When I was a child, supermarkets were extremely rare.
Instead people shopped on their local high street. They wandered in and out of
each shop buying their meat from one, their vegetables and fruit from another.
For frozen goods there were special shops with rows and rows of freezers, all
closed, their contents disguised behind opaque lids that one had to lift to
uncover their contents like a treasure trove. There were shops for newspapers
and confectionery, shops for bread and baked goods, shops for shoes, shops for
music which sold not just rock and pop albums but also musical instruments and
sheet music. There were shops for general dry goods, grocers’ shops, which sold
nuts by the pound, great vats of flour.
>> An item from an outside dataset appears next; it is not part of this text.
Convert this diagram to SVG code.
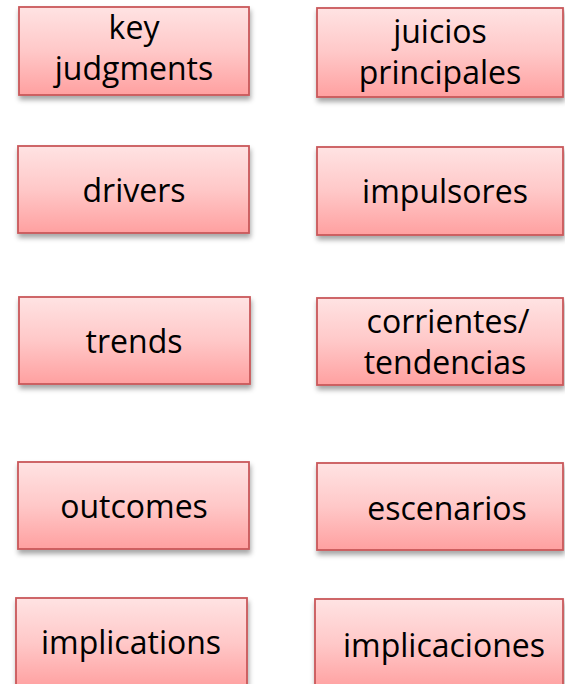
<svg xmlns="http://www.w3.org/2000/svg" width="565" height="684" viewBox="0 0 565 684">
<defs>
<linearGradient id="g" x1="0" y1="0" x2="0" y2="1">
<stop offset="0" stop-color="#FFE3E3"/>
<stop offset="0.5" stop-color="#FFC8C8"/>
<stop offset="1" stop-color="#FFA0A0"/>
</linearGradient>
<filter id="sh" x="-10%" y="-10%" width="125%" height="135%">
<feDropShadow dx="1" dy="4" stdDeviation="2.5" flood-color="#000" flood-opacity="0.35"/>
</filter>
</defs>
<style>
.box{fill:url(#g);stroke:#C9585A;stroke-width:1.8;filter:url(#sh)}
.t{font-family:"Open Sans","Noto Sans",sans-serif;font-size:32px;fill:#000;text-anchor:middle}
</style>
<rect width="565" height="684" fill="#fff"/>
<g id="connectors"/>
<g id="key-judgments"><rect class="box" x="19" y="7" width="230" height="88"/><text class="t" x="134" y="39">key</text><text class="t" x="134" y="80">judgments</text></g>
<g id="juicios-principales"><rect class="box" x="317" y="8" width="246" height="89"/><text class="t" x="440" y="43">juicios</text><text class="t" x="440" y="84">principales</text></g>
<g id="drivers"><rect class="box" x="18" y="146" width="231" height="87"/><text class="t" x="134" y="202">drivers</text></g>
<g id="impulsores"><rect class="box" x="317" y="147" width="246" height="88"/><text class="t" x="445" y="203">impulsores</text></g>
<g id="trends"><rect class="box" x="19" y="297" width="231" height="87"/><text class="t" x="134" y="353">trends</text></g>
<g id="corrientes-tendencias"><rect class="box" x="317" y="298" width="246" height="87"/><text class="t" x="448" y="333">corrientes/</text><text class="t" x="445" y="374">tendencias</text></g>
<g id="outcomes"><rect class="box" x="18" y="462" width="231" height="87"/><text class="t" x="134" y="518">outcomes</text></g>
<g id="escenarios"><rect class="box" x="317" y="463" width="246" height="87"/><text class="t" x="447" y="520">escenarios</text></g>
<g id="implications"><rect class="box" x="16" y="598" width="231" height="90"/><text class="t" x="131" y="654">implications</text></g>
<g id="implicaciones"><rect class="box" x="315" y="599" width="248" height="90"/><text class="t" x="444" y="657">implicaciones</text></g>
</svg>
The floor of the butcher’s shop was
covered with sawdust and wood shavings; the butcher’s apron bore vertical
stripes in red or blue and white, often streaked with brown, finger shaped
stains of dried blood. The black pudding with its fat intestinal coils always gave
me the shivers. Shopping took time, it was a ritual. Many shops had individual
owners, the chain store was rare. People took care over their offerings; bakers
prided themselves on their skill. If a cream bun cost ten pence more in one
shop than another but were the best cream buns in town, one didn’t begrudge
paying the extra.
Market days were always exciting. On Bank Holiday Mondays there
would be a special market; the streets were riddled with stalls that spread
across half the town and each turning brought new surprises. Stalls selling
books and magazines, handbags and cheap dresses, belts, treats, all sorts of
things. The food sellers would fill the air with marvellous smells: candyfloss
and doughnuts, hotdogs and burgers, the humble but quintessential chip. The
streets would be littered with food wrappers and plastic bags; dogs would wind
a path through forests of legs, feasting on scraps of discarded food alongside
the pigeons and blackbirds, brown fluttering of sparrows. Stall owners would
cry their wares, their offers “three for
a pound…two for the price of one…a fiver for the last one, they’ve all got to
go”. Markets are a carnival of colour, a confusion of sound, a jumble, a
lot of fun to walk around.
Supermarkets are convenient. They are the perfect reflection
of a world which measures value in terms of time and cost. If I had my choice,
I’d rather have a messy market day, meat wrapped in paper and a cream bun from
the best, if most expensive, bakery.